Sem conseguir acessar a inicial apresentada pelos dois procuradores do Rio em um plantão judiciário, recorro ao que escreveu a Agência Brasil em Reitor do Colégio Pedro II diz a juiz que busca solução pacífica para ocupação
“No documento, os procuradores Fábio Moraes de Aragão e Marcelo Paranhos de Oliveira Muller falam em “invasão de bens públicos”, “valendo-se de meios violentos e/ou grave ameaça” e omissão do Colégio Pedro II e da União em requerer a “utilização de força policial, independentemente de ordem judicial, para a retomada dos bens públicos invadidos”.

As ocupações são caracterizadas pelos procuradores como ilegais, declarando que se trata de “esbulho possessório”. 


O texto fala que menores não podem pernoitar sem autorização dos responsáveis e que duas mães de alunos do colégio relataram que há risco aos adolescentes pois ocorre uso de entorpecentes e estupro nas ocupações. O texto cita também o caso do homicídio ocorrido em uma ocupação no Paraná.

A petição pede a presença de oficiais de Justiça com auxílio de força policial “ao alvorecer” e a autorização para “uso moderado e progressivo da força para a retirada dos ocupantes”, inclusive com a prisão dos maiores de 18 anos que se recusarem a fazer a “desocupação voluntária” e a apreensão dos menores“. 

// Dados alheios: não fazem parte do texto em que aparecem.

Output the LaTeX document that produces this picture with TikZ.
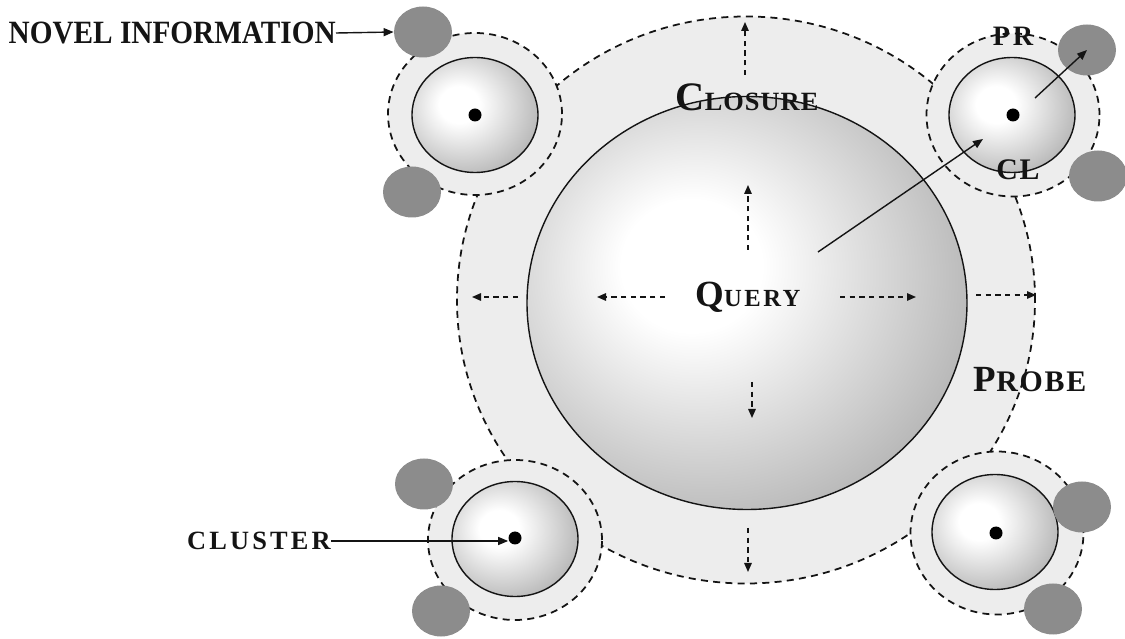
\documentclass[tikz,border=0pt]{standalone}
\usepackage{fontspec}
\setmainfont{Liberation Serif}
\usetikzlibrary{arrows.meta, positioning, shapes.geometric, calc}
\definecolor{haloc}{HTML}{EDEDED}
\definecolor{blobc}{HTML}{8C8C8C}
\definecolor{inkc}{HTML}{141414}
\pgfdeclareradialshading{globe}{\pgfpoint{-7bp}{5bp}}{color(0bp)=(white); color(8bp)=(white); color(50bp)=(black!52); color(80bp)=(black!62)}

\begin{document}
\begin{tikzpicture}[
  x=0.2mm, y=-0.2mm,
  halo/.style={ellipse, draw=inkc, dashed, dash pattern=on 4pt off 3pt,
               line width=1pt, fill=haloc, inner sep=0pt},
  core/.style={ellipse, draw=inkc, line width=0.8pt, shade, shading=globe,
               inner sep=0pt, minimum width=25.2mm, minimum height=23mm},
  blob/.style={ellipse, fill=blobc, inner sep=0pt,
               minimum width=11.6mm, minimum height=10.2mm},
  seed/.style={circle, fill=black, inner sep=0pt, minimum size=2.6mm},
  spread/.style={draw=inkc, dash pattern=on 3pt off 2.5pt, line width=0.8pt,
               -{Triangle[length=1.8mm, width=1.5mm]}},
  pointer/.style={draw=inkc, line width=0.8pt, -{Triangle[length=2mm, width=1.6mm]}},
  lbl/.style={text=inkc, font=\bfseries, inner sep=0pt}
]
  \useasboundingbox (0,0) rectangle (1125,639);

  % probe region and query
  \node[halo, minimum width=115.6mm, minimum height=113.4mm] (probe) at (746,300) {};
  \node[halo, minimum width=34.8mm, minimum height=32.4mm] (haloA) at (475,114) {};
  \node[halo, minimum width=34.6mm, minimum height=32.6mm] (haloB) at (1013,115) {};
  \node[halo, minimum width=34.8mm, minimum height=32mm] (haloC) at (515,540) {};
  \node[halo, minimum width=34.6mm, minimum height=32.6mm] (haloD) at (997,533) {};
  \node[ellipse, draw=inkc, line width=0.8pt, shade, shading=globe, inner sep=0pt,
        minimum width=88mm, minimum height=82.6mm] (query) at (747,303) {};

  % clusters
  \node[core] (coreA) at (475,115) {};
  \node[core] (coreB) at (1012,115) {};
  \node[core] (coreC) at (515,539) {};
  \node[core] (coreD) at (995,532) {};
  \node[seed] (dotA) at (475,115) {};
  \node[seed] (dotB) at (1013,115) {};
  \node[seed] (dotC) at (515,538) {};
  \node[seed] (dotD) at (996,533) {};

  % novel information
  \node[blob] (blobA1) at (423,32) {};
  \node[blob] (blobA2) at (412,192) {};
  \node[blob] (blobB1) at (1087,50) {};
  \node[blob] (blobB2) at (1098,176) {};
  \node[blob] (blobC1) at (424,484) {};
  \node[blob] (blobC2) at (441,611) {};
  \node[blob] (blobD1) at (1082,507) {};
  \node[blob] (blobD2) at (1053,609) {};

  % growth arrows
  \coordinate (qN0) at (748,250); \coordinate (qN1) at (748,185);
  \coordinate (qS0) at (752,382); \coordinate (qS1) at (752,418);
  \coordinate (qW0) at (665,297); \coordinate (qW1) at (597,297);
  \coordinate (qE0) at (840,297); \coordinate (qE1) at (916,297);
  \coordinate (pN0) at (745,75);  \coordinate (pN1) at (745,22);
  \coordinate (pS0) at (748,528); \coordinate (pS1) at (748,572);
  \coordinate (pW0) at (518,297); \coordinate (pW1) at (472,297);
  \coordinate (pE0) at (976,295); \coordinate (pE1) at (1036,295);
  \foreach \s in {qN,qS,qW,qE,pN,pS,pW,pE}
    \draw[spread] (\s0) -- (\s1);

  \coordinate (qOut) at (818,252);
  \coordinate (bIn) at (983,139);
  \coordinate (bOut) at (1035,98);
  \draw[pointer] (qOut) -- (bIn);
  \draw[pointer] (bOut) -- (blobB1.center);

  % labels
  \node[lbl, font=\bfseries\fontsize{18.5}{18}\selectfont, anchor=east] (novel) at (336,33) {\scalebox{0.9}[1]{NOVEL INFORMATION}};
  \draw[pointer] (novel.east) -- (blobA1.west);
  \node[lbl, font=\bfseries\fontsize{15}{15}\selectfont\addfontfeature{LetterSpace=12}, anchor=east] (cluster) at (331,541) {CLUSTER};
  \draw[pointer] (cluster.east) -- (cluster.east -| dotC.west);

  \node[lbl] (querytxt) at (748,297) {\addfontfeature{LetterSpace=10}\fontsize{21}{21}\selectfont Q\fontsize{14}{14}\selectfont UERY};
  \node[lbl] (closure) at (747,97) {\addfontfeature{LetterSpace=4}\fontsize{23}{23}\selectfont C\fontsize{15}{15}\selectfont LOSURE};
  \node[lbl] (probetxt) at (1030,380) {\addfontfeature{LetterSpace=6}\fontsize{21}{21}\selectfont P\fontsize{17}{17}\selectfont ROBE};
  \node[lbl, font=\bfseries\fontsize{16}{16}\selectfont\addfontfeature{LetterSpace=10}] (pr) at (1013,36) {PR};
  \node[lbl, font=\bfseries\fontsize{17}{17}\selectfont\addfontfeature{LetterSpace=6}] (cl) at (1018,170) {CL};
\end{tikzpicture}
\end{document}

Alás, Aragão foi o mesmo que em outubro recorreu à reitoria mandando retirar as faixas “Fora Temer” que os alunos do Pedro II fixaram na fachada da escola. Outra medida pra lá de discutível.

Chamar de “esbulho possessório” o fato de os alunos de uma escola ocuparem suas salas de aula, nos parece forçar uma barra com uma tese bastante discutível. Falar em uso de drogas e práticas sexuais é realmente desconhecer a realidade destes jovens. Quisessem eles adotar tais praticas, o fariam independentemente de estarem ou não ocupando as escolas.

O que parece ainda mais grave é pedir o auxílio de força policial e prisão dos alunos maiores de 18 anos e apreensão dos menores. 

Certamente, nenhum destes dois procuradores participou de movimentos estudantis na sua época de bancos escolares. O que é uma pena, pois teriam aprendido a repeitar movimentos democráticos. 

A sorte é que tanto o juiz de plantão – Carlos Alexandre Benjamim -, que negou o exame do pedido de tutela antecipada por entender que o caso não se enquadra na urgência requerida para julgamento em dias de plantão judiciário, como o juiz titular da 17ª Vara Federal, Eugênio Rosa de Queiroz, para a qual o processo foi distribuído, foram mais comedidos. A ponto de o titular da 17ª Vara merecer elogios do reitor em sua nota oficial, como se verifica abaixo. 

Nota Oficial do Reitor do Colégio Pedro II 


Falta agora os procuradores entenderem, quer pela posição do juiz, quer pela brilhante nota do reitor, ou mesmo pelo que dizem seus colegas de Ministério Publico na nota do Movimento Transforma MP, que não é com força policial que se lida com movimentos democráticos. Mas, quem sabe, com diálogo. Aliás, não apenas os dois procuradores, mas o governo golpista também. Todos precisam passar por uma transformação.